The British media has been covering the creation of 77th Brigade, or ‘Chindits’ in the UK Army which they’ve wrongly described as PsyOps ‘Twitter troops’. The renaming is new but the plan for a significant restructuring and expansion of the UK military’s influence operations is not.
The change in focus has been prompted by a growing realisation that the success of security strategy depends as much on influencing populations at home and abroad as it does through military force.
The creation of a new military structure, designed to tackle exactly this problem, was actually reported last year in British Army 2014 – a glossy annual policy publication. The latest announcement of the 77th Brigade is really just a media-friendly re-branding of the existing plan.
You can read the document online (warning it’s a 50Mb plus pdf) but here’s a crucial section from page 121 onwards:
Our potential adversaries and partners are increasingly blurring the lines between regular and irregular and between military, political, economic and information activities. At least three nations who operate large conventional ‘traditional’ armies have now also adopted the Chinese concept of Unrestricted Warfare.
Author Steve Metz describes this as involving “diverse, simultaneous attacks on an adversary’s social, economic and political systems. It ignores and transcends the ‘boundaries the boundaries between what is a weapon and what is not, between soldier and non-combatant, between state and non-state or suprastate.” If we wish to succeed in such as environment we need to compete on an equal footing.
To do this, we must change not only our physical capabilities but our conceptual approach, our planning and our execution. This is not to say that the virtual and cognitive domains now produce a ‘silver bullet’ that will mean the end of combat, but that “superiority in the physical environment was of little value unless it could be translated into an advantage in the information environment”…
In order to shift the Army’s thinking in the approach to this new manoeuvre, the Security Assistance Group (SAG) will form in September 2014. It will form through the amalgamation of the current 15 Psychological Operations Group, the Military Stabilisation Support Group, the Media Operations Group and the Security Capacity Team.
However, these structures are merely the start point for a fully integrated capability that will harness a wide range of powers to achieve the desired effects – from cyber through to engagement, commercial, financial, stabilisation and deception. At the heart of the new structure must be a culture and attitude that is both Defence and civilian orientated.

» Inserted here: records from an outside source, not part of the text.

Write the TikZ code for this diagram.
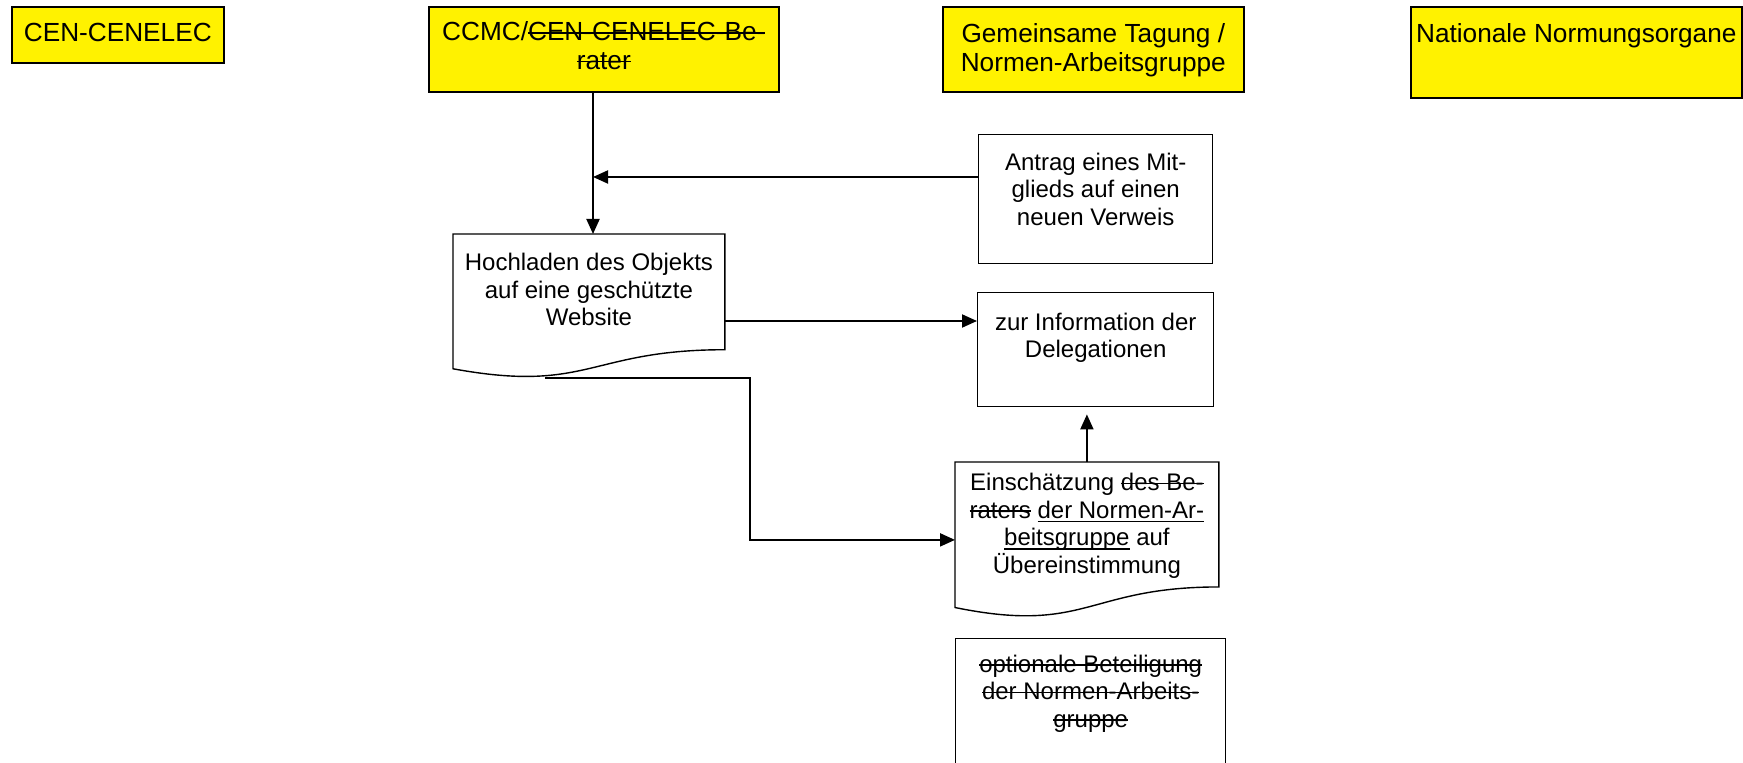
\documentclass[tikz,border=0pt]{standalone}
\usepackage{fontspec}
\setmainfont{Liberation Sans}
\usetikzlibrary{calc,arrows.meta}
\newsavebox\mysbx
\newcommand\strk[1]{\leavevmode\sbox\mysbx{#1}\rlap{\rule[0.27em]{\wd\mysbx}{0.065em}}\usebox\mysbx}
\newcommand\undl[1]{\leavevmode\sbox\mysbx{#1}\rlap{\rule[-0.16em]{\wd\mysbx}{0.065em}}\usebox\mysbx}
\newcommand\bxt[4]{\parbox[t][\dimexpr #2pt/2\relax][t]{\dimexpr #1pt/2\relax}{\centering\vspace*{\dimexpr #3pt/2\relax}#4\par}}
\tikzset{
 hdr/.style={draw=black, line width=0.8pt, fill=yellow, inner sep=0pt, anchor=north west, font=\fontsize{13.1}{14.3}\selectfont},
 plainbox/.style={draw=black, line width=0.7pt, inner sep=0pt, anchor=north west, font=\fontsize{12}{13.8}\selectfont},
 docnode/.style={inner sep=0pt, anchor=north west, font=\fontsize{12}{13.8}\selectfont},
 docshape/.style={draw=black, line width=0.7pt},
 conn/.style={line width=1pt},
 arr/.style={conn, -{Triangle[length=7.5pt,width=6.5pt]}},
}
\begin{document}
\begin{tikzpicture}[x=0.5pt,y=-0.5pt]
\useasboundingbox (0,0) rectangle (1743,763);
\clip (0,0) rectangle (1743,763);
% header boxes
\node[hdr] (cen) at (11,6) {\bxt{212}{56}{16}{CEN-CENELEC}};
\node[hdr] (ccmc) at (428,6) {\bxt{350}{85}{15}{CCMC/\strk{CEN-CENELEC-Be-}\\\strk{rater}}};
\node[hdr] (gem) at (942,6) {\bxt{301}{85}{17}{Gemeinsame Tagung /\\Normen-Arbeitsgruppe}};
\node[hdr] (nat) at (1410,6) {\bxt{331}{91}{17}{Nationale Normungsorgane}};
% process boxes
\node[plainbox] (antrag) at (978,134) {\bxt{234}{129}{18}{Antrag eines Mit-\\glieds auf einen\\neuen Verweis}};
\node[plainbox] (info) at (977,292) {\bxt{236}{114}{20}{zur Information der\\Delegationen}};
\node[plainbox] (opt) at (955,638) {\bxt{270}{150}{16}{\strk{optionale Beteiligung}\\\strk{der Normen-Arbeits-}\\\strk{gruppe}}};
% document shapes
\node[docnode] (hoch) at (453,234) {\bxt{271}{143.5}{19}{Hochladen des Objekts\\auf eine geschützte\\Website}};
\node[docnode] (einsch) at (955,462) {\bxt{263}{155}{11}{Einschätzung \strk{des Be-}\\\strk{raters} \undl{der Normen-Ar-}\\\undl{beitsgruppe} auf\\Übereinstimmung}};
\foreach \n in {hoch,einsch}{
 \draw[docshape] (\n.north west) -- (\n.north east) -- ($(\n.north east)!0.802!(\n.south east)$)
  .. controls ($(\n.north)!0.802!(\n.south)$) and ($(\n.north)!1.107!(\n.south)$) .. ($(\n.north west)!0.934!(\n.south west)$) -- cycle;
}
% connectors
\coordinate (v) at ($(ccmc.south west)+(165,0)$);
\draw[arr] (v) -- (v |- hoch.north);
\coordinate (a1) at ($(antrag.north west)+(0,43)$);
\draw[arr] (a1) -- (a1 -| v);
\coordinate (h1) at ($(hoch.north east)+(0,87)$);
\draw[arr] (h1) -- (h1 -| info.west);
\coordinate (h2) at ($(hoch.south west)!0.34!(hoch.south east)$);
\draw[arr] (h2) -- ++(205,0) |- (einsch.west);
\draw[arr, shorten >=3.5pt] (einsch.north) -- (einsch.north |- info.south);
\end{tikzpicture}
\end{document}
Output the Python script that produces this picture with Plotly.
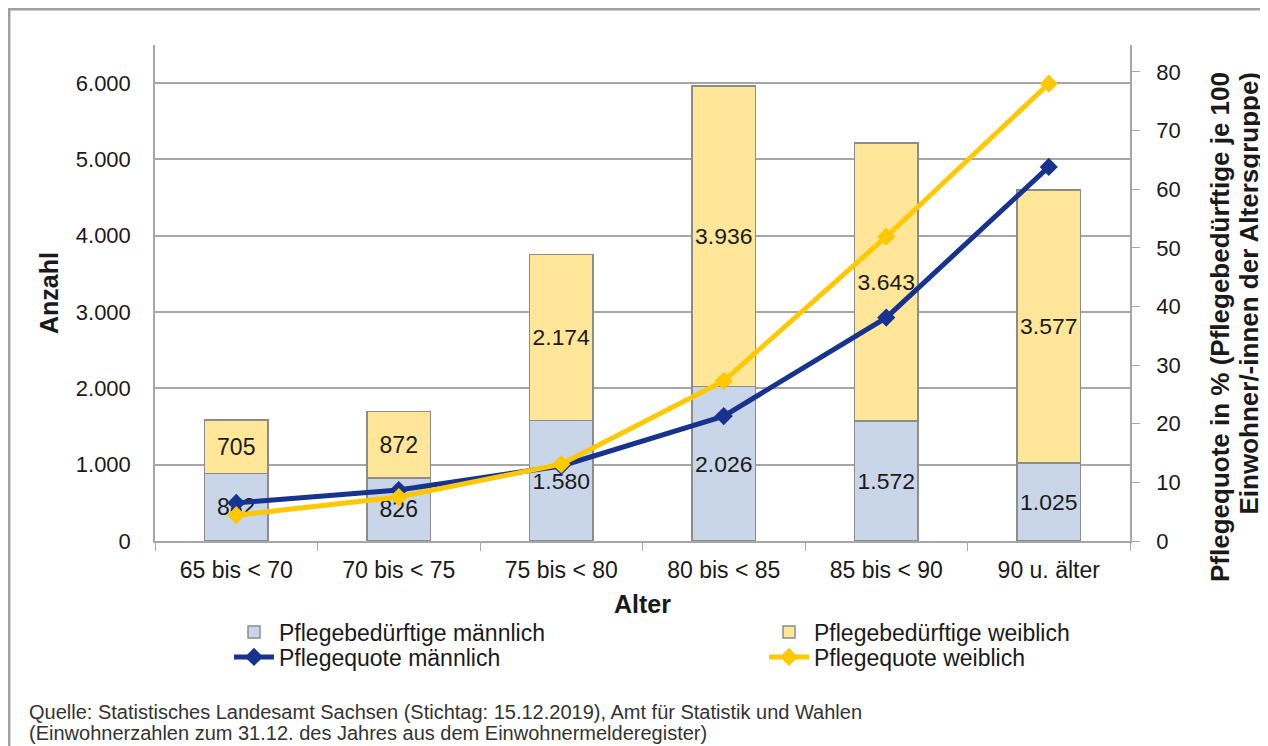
import plotly.graph_objects as go

categories = ["65 bis < 70", "70 bis < 75", "75 bis < 80", "80 bis < 85", "85 bis < 90", "90 u. älter"]
maennlich = [882, 826, 1580, 2026, 1572, 1025]
weiblich = [705, 872, 2174, 3936, 3643, 3577]
quote_m = [6.5, 8.7, 12.8, 21.3, 38.1, 63.8]
quote_w = [4.4, 7.5, 13.1, 27.3, 51.9, 78.0]
left_ticks = [0, 1000, 2000, 3000, 4000, 5000, 6000]
right_ticks = [0, 10, 20, 30, 40, 50, 60, 70, 80]

FONT = "Liberation Sans, Arial, sans-serif"
TXT = "#1a1a1a"
W, H = 1260, 738          # page adds an 8px body margin
OFF = 8
L, R, T, B = 147, 138, 37, 205
PW, PH = W - L - R, H - T - B


def px(x):  # screen x -> paper
    return (x - OFF - L) / PW


def py(y):  # screen y -> paper
    return (H - B - (y - OFF)) / PH


fig = go.Figure()
fig.add_trace(go.Bar(
    x=categories, y=maennlich, name="Pflegebedürftige männlich", legend="legend",
    marker=dict(color="#C9D5E8", line=dict(color="#8C8C8C", width=1.5)),
    texttemplate="%{y:,.0f}", textposition="inside", insidetextanchor="middle",
    textfont=dict(size=23, color=TXT, family=FONT), textangle=0,
))
fig.add_trace(go.Bar(
    x=categories, y=weiblich, name="Pflegebedürftige weiblich", legend="legend2",
    marker=dict(color="#FFE699", line=dict(color="#8C8C8C", width=1.5)),
    texttemplate="%{y:,.0f}", textposition="inside", insidetextanchor="middle",
    textfont=dict(size=23, color=TXT, family=FONT), textangle=0,
))
fig.add_trace(go.Scatter(
    x=categories, y=quote_m, name="Pflegequote männlich", yaxis="y2", legend="legend3",
    mode="lines+markers", line=dict(color="#17338F", width=5),
    marker=dict(symbol="diamond", size=14, color="#17338F"),
))
fig.add_trace(go.Scatter(
    x=categories, y=quote_w, name="Pflegequote weiblich", yaxis="y2", legend="legend4",
    mode="lines+markers", line=dict(color="#FFC800", width=5),
    marker=dict(symbol="diamond", size=14, color="#FFC800"),
))

legend_common = dict(
    orientation="v", xanchor="left", yanchor="middle", itemwidth=40,
    font=dict(size=23, family=FONT, color=TXT),
    bgcolor="rgba(0,0,0,0)",
)

fig.update_layout(
    width=W, height=H,
    margin=dict(l=L, r=R, t=T, b=B),
    paper_bgcolor="white", plot_bgcolor="white",
    separators=",.",
    barmode="stack", bargap=0.61,
    font=dict(family=FONT, color=TXT, size=22),
    showlegend=True,
    legend=dict(x=px(229), y=py(632), **legend_common),
    legend2=dict(x=px(764), y=py(632), **legend_common),
    legend3=dict(x=px(229), y=py(657), **legend_common),
    legend4=dict(x=px(764), y=py(657), **legend_common),
    xaxis=dict(
        automargin=False,
        showline=True, linecolor="#A6A6A6", linewidth=1.5,
        ticks="outside", ticklen=8, tickcolor="#A6A6A6", tickson="boundaries",
        ticklabelstandoff=8,
        tickfont=dict(size=23, family=FONT, color=TXT),
        title=dict(text="<b>Alter</b>", font=dict(size=25, family=FONT, color=TXT), standoff=13),
    ),
    yaxis=dict(
        automargin=False,
        range=[0, 6500], tickvals=left_ticks, tickformat=",.0f",
        showgrid=True, gridcolor="#A6A6A6", gridwidth=1.5,
        showline=True, linecolor="#A6A6A6", linewidth=1.5,
        ticks="", ticklabelstandoff=18,
        tickfont=dict(size=22, family=FONT, color=TXT), zeroline=False,
        title=dict(text="<b>Anzahl</b>", font=dict(size=25, family=FONT, color=TXT), standoff=10),
    ),
    yaxis2=dict(
        automargin=False,
        overlaying="y", side="right", range=[0, 84.6], tickvals=right_ticks,
        showgrid=False, showline=True, linecolor="#A6A6A6", linewidth=1.5,
        ticks="outside", ticklen=8, tickcolor="#A6A6A6", zeroline=False,
        ticklabelstandoff=12, tickprefix="\u2007",
        tickfont=dict(size=22, family=FONT, color=TXT),
    ),
    shapes=[dict(type="rect", xref="paper", yref="paper",
                 x0=px(9.2), x1=px(1290), y0=py(800), y1=py(9.2),
                 line=dict(color="#A0A0A0", width=2.5), layer="below")],
    annotations=[
        dict(xref="paper", yref="paper", x=px(1220), y=py(70), xanchor="center", yanchor="top",
             textangle=-90, showarrow=False,
             text="<b>Pflegequote in % (Pflegebedürftige je 100</b>",
             font=dict(size=26, family=FONT, color=TXT)),
        dict(xref="paper", yref="paper", x=px(1248), y=py(70), xanchor="center", yanchor="top",
             textangle=-90, showarrow=False,
             text="<b>Einwohner/-innen der Altersgruppe)</b>",
             font=dict(size=26, family=FONT, color=TXT)),
        dict(xref="paper", yref="paper", x=px(27), y=py(712), xanchor="left", yanchor="middle",
             showarrow=False,
             text="Quelle: Statistisches Landesamt Sachsen (Stichtag: 15.12.2019), Amt für Statistik und Wahlen",
             font=dict(size=20, family=FONT, color="#333333")),
        dict(xref="paper", yref="paper", x=px(27), y=py(733), xanchor="left", yanchor="middle",
             showarrow=False,
             text="(Einwohnerzahlen zum 31.12. des Jahres aus dem Einwohnermelderegister)",
             font=dict(size=20, family=FONT, color="#333333")),
    ],
)

fig.write_html("out.html")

And that is really what the ‘newly announced’ 77th Brigade is all about.
To see how seriously the British Army are taking this, the 77th is reportedly going to be made up of up to 2,000 full-time and reserve troops. Think Defence report that the combined strength of all the existing relevant groups that will be incorporated is just 300 people.
The idea is to make Information Operations a much more central part of military doctrine. This includes electronic warfare and computer hacking, physical force targeted on information resources (like taking out infrastructure), psychological operations – traditionally focused on changing belief and behaviour in the theatre of war, media operations – essentially corporate PR, and a wider use of media to influence external populations and potential adversaries.
The Daily Express reports that “the brigade will bring together specialists in media, signalling and psychological operations, with some Special Forces soldiers and possibly computer hackers” which seems likely to reflect exactly what the Army are aiming for in their new plan.
From this point of view, you can see why governments are so keen to hold on to their Snowden-era digital monitoring and intervention capabilities.
They typically justify their existence in terms of ‘breaking terrorist networks’ but they are equally as useful for their role in wider information operations – targeting groups rather than individuals – now considered key to national security.
The formation of the 77th Brigade is a mostly reflection of a wider refiguring of global conflict that puts cognition and behaviour at the centre of political objectives.
It is simultaneously more and less democratic that ‘hard power’. It makes the battle of ideas, rather than the use of force, central to determining political outcome but attempts to shape the information environment so some ideas become more equal than others.
Maybe ethical behaviour would be more effective in “winning people’s hearts and minds” than propaganda campaigns, in the long run.